Perde arkasında acaba yeni bir oyun mu sahneye konuluyor veyahut gerçekten satışa mı geldik şeklinde mütalaa edilecek gelişmelere şahit olmaktayız.

Bu cümleden Türki cumhuriyetlerle ilgili olarak son günlerin hızlı ve karamsarlık içeren gelişmeleri hakkında bazı ihtimaller üzerinde durmak istiyorum.

Türk Devletleri Teşkilatına (TDT)  bağlı 4 cumhuriyet Güney Kıbrıs Rum Kesimini tanıdı ve bunun neticesi olarak Kıbrıs Rum kesiminde birer de Büyükelçilik açacaklar. Kamuoyu ve sosyal medya haberleri bununla epeyce çalkalandı.

Ancak bu çalkantı toplumun tüm kesiminin ilgisini çekmedi...

Türkiye' nin yarısı şaşkınlık içinde iken, diğer yarısı olaya Fransız kaldı.

Böylesi hallerde halk resmi açıklamalar bekler, temayül böyledir.

Mesela; KKTC' yi tanımayan kardeş ülkelerin birden bire Rum kesimini tanımaları hangi anlama geliyor? Ana sual bu:

Bazılarına göre,  KKTC' yi biz sattık,

Bazılarına göre, Türki cumhuriyetleri bizi takmadı, saymadı ve  gitti Rumlara destek verdi

Bazıları da, "İşte biz böyleyiz, 12 milyar doları görünce kardeşler bizi hemen satıverdi"

Bu söylemlerde haklılık payı olabilir mi?

Muhtemelen vardır. Çünkü Türkiye' den ve cumhuriyetlerden kamuoyuna yansıyan resmi açıklamalar gelmeyince vatandaş tevatür üzerine tevatür üretmeye devam ediyor.

Ben olaya biraz da tersten bakılmasından yanayım:

Mesela;

1- Türki cumhuriyetler 12 milyar doları alsın, içinde Türkiye' nin olacağı şirketler vasıtasıyla herkes yatırımlardan nasiplensin. Bu bir ihtimal.

2- Türki cumhuriyetler Güney Rum kesiminde büyükelçilikler açsın, Türkiye, büyükelçilikler üzerinden yeni açılım siyaseti üretsin zira  Kıbrıs' ın kuzeyini tanıyan yok bari kardeş cumhuriyetlerle işbirliği yaparak yeni siyasetlere kapılar açılsın.

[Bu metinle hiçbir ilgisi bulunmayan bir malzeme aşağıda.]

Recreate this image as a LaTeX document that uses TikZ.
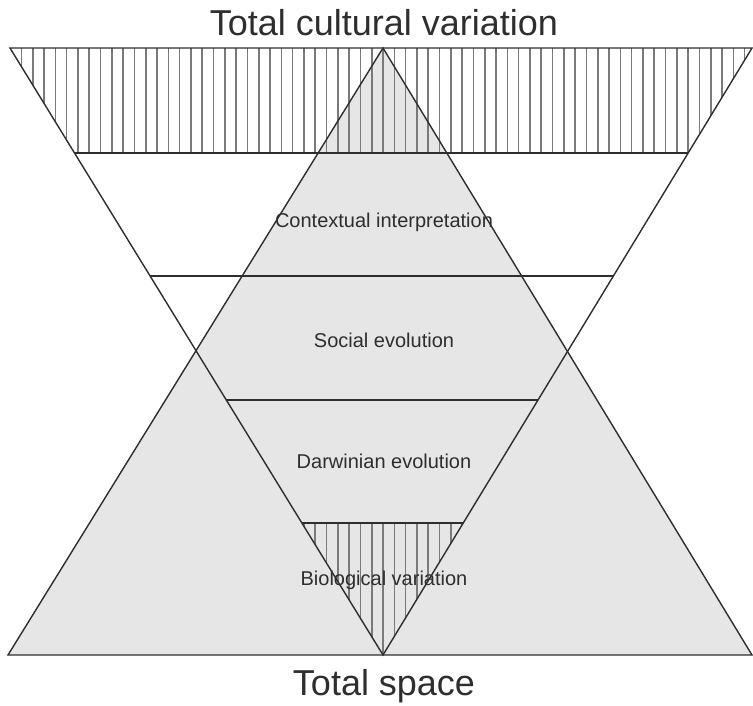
\documentclass[tikz,border=0pt]{standalone}
\usepackage{fontspec}
\setmainfont{Liberation Sans}
\usepackage{xcolor}
\usetikzlibrary{calc}
\definecolor{spacegray}{HTML}{E6E6E6}
\definecolor{hatchgray}{HTML}{7A7A7A}
\definecolor{edge}{HTML}{2E2E2E}

\begin{document}
\begin{tikzpicture}[x=1pt,y=-1pt,
  outline/.style={draw=edge,line width=1.4pt},
  hatchline/.style={draw=hatchgray,line width=1.6pt},
  band/.style={font=\fontsize{20}{24}\selectfont,text=edge,anchor=base,inner sep=0pt},
  heading/.style={font=\fontsize{36}{42}\selectfont,text=edge,anchor=base,inner sep=0pt}]

    \useasboundingbox (0,0) rectangle (753,705);

    % corners of the two triangles
    \coordinate (cultL) at (10,48);
    \coordinate (cultR) at (752,48);
    \coordinate (cultA) at (383,655);
    \coordinate (spaceL) at (8,655);
    \coordinate (spaceR) at (752,655);
    \coordinate (spaceA) at (383,48);

    % total space triangle
    \fill[spacegray] (spaceL) -- (spaceA) -- (spaceR) -- cycle;

    % hatched bands
    \begin{scope}
        \clip (cultL) -- (cultR) -- ($(cultR)!105/607!(cultA)$) -- ($(cultL)!105/607!(cultA)$) -- cycle;
        \foreach \k in {-33,...,33}
            \draw[hatchline] (383+11.3*\k,48) -- (383+11.3*\k,153);
    \end{scope}
    \begin{scope}
        \clip ($(cultL)!475/607!(cultA)$) -- ($(cultR)!475/607!(cultA)$) -- (cultA) -- cycle;
        \foreach \k in {-8,...,8}
            \draw[hatchline] (383+11.3*\k,523) -- (383+11.3*\k,655);
    \end{scope}

    % outlines
    \draw[outline] (spaceL) -- (spaceA) -- (spaceR) -- cycle;
    \draw[outline] (cultL) -- (cultR) -- (cultA) -- cycle;
    \foreach \h in {105,228,352,475}
        \draw[outline] ($(cultL)!\h/607!(cultA)$) -- ($(cultR)!\h/607!(cultA)$);

    % labels
    \node[heading] (cultural) at (384,35) {Total cultural variation};
    \node[heading] (space) at (384,695) {Total space};
    \node[band] (context) at (384,227) {Contextual interpretation};
    \node[band] (social) at (384,347) {Social evolution};
    \node[band] (darwin) at (384,468) {Darwinian evolution};
    \node[band] (bio) at (384,585) {Biological variation};
\end{tikzpicture}
\end{document}
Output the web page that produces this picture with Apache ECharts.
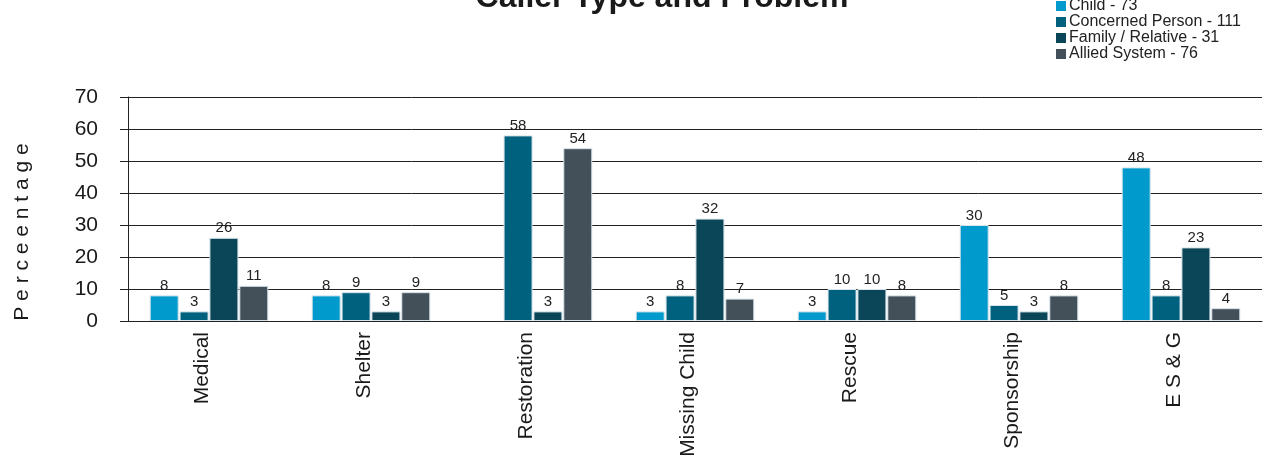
<!DOCTYPE html>
<html><head><meta charset="utf-8">
<script src="https://cdn.jsdelivr.net/npm/echarts@6/dist/echarts.min.js"></script>
<style>html,body{margin:0;padding:0;background:#fff}#c{width:1269px;height:458px}</style>
</head><body><div id="c"></div>
<script>
const categories = ['Medical','Shelter','Restoration','Missing Child','Rescue','Sponsorship','E S & G'];
const seriesNames = ['Child - 73','Concerned Person - 111','Family / Relative - 31','Allied System - 76'];
const child = [8, 8, null, 3, 3, 30, 48];
const concerned = [3, 9, 58, 8, 10, 5, 8];
const family = [26, 3, 3, 32, 10, 3, 23];
const allied = [11, 9, 54, 7, 8, 8, 4];
const yTicks = {min: 0, max: 70, interval: 10};
const colors = ['#009bcc', '#00617f', '#0a4658', '#434f59'];

const values = [child, concerned, family, allied];
const FONT = 'Liberation Sans, Arial';
const chart = echarts.init(document.getElementById('c'));
chart.setOption({
  animation: false,
  title: {
    text: 'Caller Type and Problem', left: 657, top: -23, textAlign: 'center',
    textStyle: {fontFamily: FONT, fontSize: 32, fontWeight: 'bold', color: '#1a1a1a'}
  },
  legend: {
    orient: 'vertical', left: 1051, top: -7, itemWidth: 10, itemHeight: 10, itemGap: 0,
    icon: 'rect', itemStyle: {borderWidth: 0},
    textStyle: {fontFamily: FONT, fontSize: 16, lineHeight: 15, color: '#222', padding: [0,0,0,-2]},
    data: seriesNames
  },
  graphic: [{
    type: 'text', x: 22, y: 232, rotation: Math.PI / 2,
    style: {text: 'P e r c e e n t a g e', fontFamily: FONT, fontSize: 21, fill: '#1a1a1a',
            textAlign: 'center', textVerticalAlign: 'middle'}
  }],
  grid: {left: 128, right: 7, top: 97, bottom: 137, containLabel: false, outerBoundsMode: 'none'},
  xAxis: {
    type: 'category', data: categories,
    axisLine: {lineStyle: {color: '#222', width: 1}},
    axisTick: {length: 6, lineStyle: {color: '#222'}},
    axisLabel: {rotate: 90, fontFamily: FONT, fontSize: 21, color: '#1a1a1a', margin: 11,
                verticalAlign: 'bottom', lineHeight: 14}
  },
  yAxis: {
    type: 'value', min: yTicks.min, max: yTicks.max, interval: yTicks.interval,
    axisLine: {show: true, lineStyle: {color: '#222'}},
    axisTick: {show: true, length: 8, lineStyle: {color: '#222'}},
    axisLabel: {fontFamily: FONT, fontSize: 21, color: '#1a1a1a', margin: 30},
    splitLine: {lineStyle: {color: '#222', width: 1}}
  },
  series: seriesNames.map((n, i) => ({
    name: n, type: 'bar', data: values[i],
    barWidth: 29, barGap: '3%', barCategoryGap: '27%',
    itemStyle: {color: colors[i], borderColor: '#d8e4ea', borderWidth: 1},
    label: {show: true, position: 'top', distance: 2, fontFamily: FONT, fontSize: 15, color: '#222'}
  }))
});
</script></body></html>
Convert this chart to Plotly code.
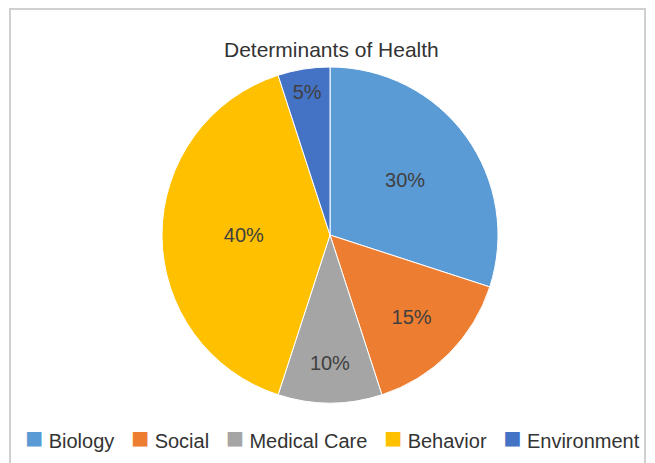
import plotly.graph_objects as go

# Data
labels = ["Biology", "Social", "Medical Care", "Behavior", "Environment"]
values = [30, 15, 10, 40, 5]
colours = ["#5B9BD5", "#ED7D31", "#A5A5A5", "#FFC000", "#4472C4"]

W, H = 655, 463
OFF = 8  # page body margin, positions below are in page pixels
cx, cy, r = 330 - OFF, 235 - OFF, 168

fig = go.Figure(go.Pie(
    labels=labels,
    values=values,
    sort=False,
    direction="clockwise",
    rotation=0,
    marker=dict(colors=colours, line=dict(color="white", width=1)),
    texttemplate="%{value}%",
    textposition="inside",
    insidetextorientation="horizontal",
    textfont=dict(family="Liberation Sans, Arial", size=20, color="#404040"),
    domain=dict(x=[(cx - r) / W, (cx + r) / W], y=[(H - cy - r) / H, (H - cy + r) / H]),
    hovertemplate="%{label}: %{value}%<extra></extra>",
))

# legend drawn as one line of text, Excel style (square + label)
legend_text = "\u00a0\u00a0\u00a0".join(
    f"<span style='color:{c};font-size:30px'>■</span>\u00a0{l}" for l, c in zip(labels, colours)
)

fig.update_layout(
    width=W,
    height=H,
    margin=dict(l=0, r=0, t=0, b=0),
    paper_bgcolor="white",
    font=dict(family="Liberation Sans, Arial", size=20, color="#404040"),
    showlegend=False,
    annotations=[
        dict(
            text="Determinants of Health",
            x=(331 - OFF) / W, y=(H - (36 - OFF)) / H, xref="paper", yref="paper",
            showarrow=False, font=dict(size=21, color="#333333"),
        ),
        dict(
            text=legend_text,
            x=(332 - OFF) / W, y=(H - (437 - OFF)) / H, xref="paper", yref="paper",
            xanchor="center", yanchor="middle",
            showarrow=False, font=dict(size=20, color="#333333"),
        ),
    ],
    shapes=[dict(
        type="rect", xref="paper", yref="paper",
        x0=(10 - OFF) / W, x1=(645 - OFF) / W, y0=-0.05, y1=(H - 1) / H,
        line=dict(color="#D0D0D0", width=2),
    )],
)

fig.write_html("out.html")
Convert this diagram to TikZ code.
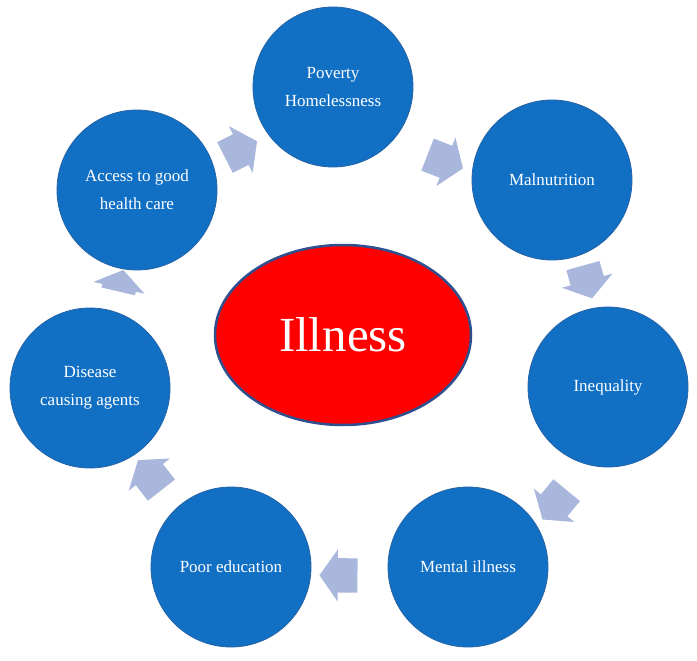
\documentclass[tikz,border=0pt]{standalone}
\usepackage{fontspec}
\setmainfont{Liberation Serif}
\usetikzlibrary{shapes.geometric, shapes.arrows}

\definecolor{circblue}{HTML}{1170C4}
\definecolor{circedge}{HTML}{2563A6}
\definecolor{arrowblue}{HTML}{A9B7DC}
\definecolor{illedge}{HTML}{2F4F8F}

\begin{document}
\begin{tikzpicture}[
    x=1pt, y=1pt,
    stage/.style={circle, minimum size=160pt, inner sep=0pt, text centered, align=center, draw=circedge, line width=0.8pt, fill=circblue, text=white, font=\fontsize{17}{28}\selectfont},
    core/.style={ellipse, minimum width=256pt, minimum height=180pt, inner sep=0pt, text centered, draw=illedge, line width=2.5pt, fill=red, text=white, font=\fontsize{49}{49}\selectfont},
    cyclearrow/.style={single arrow, single arrow head extend=9pt, single arrow tip angle=110, minimum width=52pt, inner xsep=0pt, inner ysep=17pt, fill=arrowblue, draw=none, sloped, allow upside down},
]
\useasboundingbox (0,0) rectangle (697,-661);

% Center
\node[core] (illness) at (343,-335) {Illness};

% Cycle circles
\node[stage] (poverty) at (333,-87) {Poverty\\Homelessness};
\node[stage] (malnut) at (552,-180) {Malnutrition};
\node[stage] (inequal) at (608,-387) {Inequality};
\node[stage] (mental) at (468,-567) {Mental illness};
\node[stage] (educ) at (231,-567) {Poor education};
\node[stage] (disease) at (90,-388) {Disease\\causing agents};
\node[stage] (access) at (137,-190) {Access to good\\health care};

% Arrows between circles
\path (access.center) to[bend right=11] node[cyclearrow, pos=0.472, minimum height=36pt] {} (poverty.center);
\path (poverty.center) to[bend right=21] node[cyclearrow, pos=0.533, minimum height=38pt] {} (malnut.center);
\path (malnut.center) to[bend left=7] node[cyclearrow, pos=0.472, minimum height=34pt] {} (inequal.center);
\path (inequal.center) to[bend left=27] node[cyclearrow, pos=0.526, minimum height=38pt] {} (mental.center);
\path (mental.center) to[bend left=7] node[cyclearrow, pos=0.523, minimum height=38pt] {} (educ.center);
\path (educ.center) to[bend left=6] node[cyclearrow, pos=0.512, minimum height=38pt] {} (disease.center);
\path (disease.center) to[bend right=5] node[cyclearrow, pos=0.52, minimum height=22pt] {} (access.center);

\end{tikzpicture}
\end{document}
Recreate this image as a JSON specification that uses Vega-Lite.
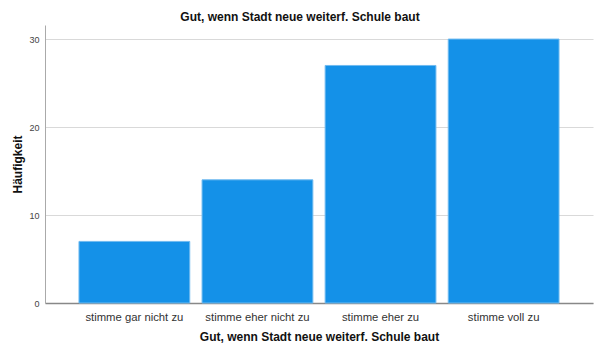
{
  "$schema": "https://vega.github.io/schema/vega-lite/v6.json",
  "width": 548,
  "height": 278,
  "autosize": "none",
  "padding": {"left": 45, "top": 25, "right": 7, "bottom": 50},
  "background": "white",
  "title": {
    "text": "Gut, wenn Stadt neue weiterf. Schule baut",
    "font": "Liberation Sans",
    "fontSize": 12,
    "fontWeight": "bold",
    "color": "#111111",
    "anchor": "middle",
    "dx": -19,
    "offset": 1
  },
  "data": {
    "values": [
      {"antwort": "stimme gar nicht zu", "haeufigkeit": 7},
      {"antwort": "stimme eher nicht zu", "haeufigkeit": 14},
      {"antwort": "stimme eher zu", "haeufigkeit": 27},
      {"antwort": "stimme voll zu", "haeufigkeit": 30}
    ]
  },
  "mark": {"type": "bar", "color": "#1491e8", "stroke": "#6fbaf0", "strokeWidth": 1},
  "encoding": {
    "x": {
      "field": "antwort",
      "type": "nominal",
      "sort": null,
      "scale": {"paddingInner": 0.1, "paddingOuter": 0.276},
      "axis": {
        "title": "Gut, wenn Stadt neue weiterf. Schule baut",
        "titleFont": "Liberation Sans",
        "titleFontSize": 12,
        "titleFontWeight": "bold",
        "titleColor": "#111111",
        "titlePadding": 9,
        "labelAngle": 0,
        "labelFont": "Liberation Sans",
        "labelFontSize": 11.3,
        "labelColor": "#333333",
        "labelPadding": 8,
        "ticks": false,
        "domainColor": "#888888",
        "domainWidth": 1.5
      }
    },
    "y": {
      "field": "haeufigkeit",
      "type": "quantitative",
      "scale": {"domain": [0, 31.6], "nice": false},
      "axis": {
        "title": "Häufigkeit",
        "titleFont": "Liberation Sans",
        "titleFontSize": 12,
        "titleFontWeight": "bold",
        "titleColor": "#111111",
        "titlePadding": 4,
        "values": [0, 10, 20, 30],
        "labelFont": "Liberation Sans",
        "labelFontSize": 9,
        "labelColor": "#444444",
        "labelPadding": 6,
        "ticks": false,
        "grid": true,
        "gridColor": "#d9d9d9",
        "gridWidth": 1,
        "domainColor": "#aaaaaa"
      }
    }
  },
  "config": {"view": {"stroke": null}}
}
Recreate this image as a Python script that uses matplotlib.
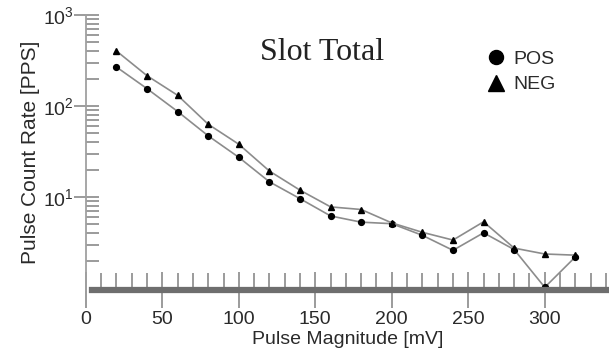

3- Bu garip gelişmeler diğer birliktelik konularını tetikleyerek TDT  yapısı arasında bir dağılmaya sebep olur mu?

Evet... Resmi açıklamalar gelmeyince insanın aklına çeşit çeşit senaryolar gelebiliyor. Bu doğrultuda sosyal medyada, "Türki cumhuriyetler  bizi sattı"  yaygaraları devam ediyor

Haklılar mı, yanılıyor muyuz, beraberlik disiplini kayboluyor mu gerçekten satışa mı geldik gibi düşünmeye devam edeceğiz gibi geliyor.

Ancak Türkçe' de bizi rahatlatan çokça deyimler var.

Konuya uygunu da şu:

Karamanın Koyunu Sonra Çıkar Oyunu.

Az sabredelim, hemen satışa gelmeyelim. 

Rum kesimini tanıyan cumhuriyetler ve Türkiye hala suskun kaldıklarına göre bu işin içinde perde arkasında bazı şeylerin dönmekte olduğu izlemini veriyor.

Ters köşe olmamak için biraz daha sabır diyorum...

Güneyi tanıdık diyenler birdenbire Kuzeyi de tanıyoruz derlerse en azından mahcup olmamış oluruz.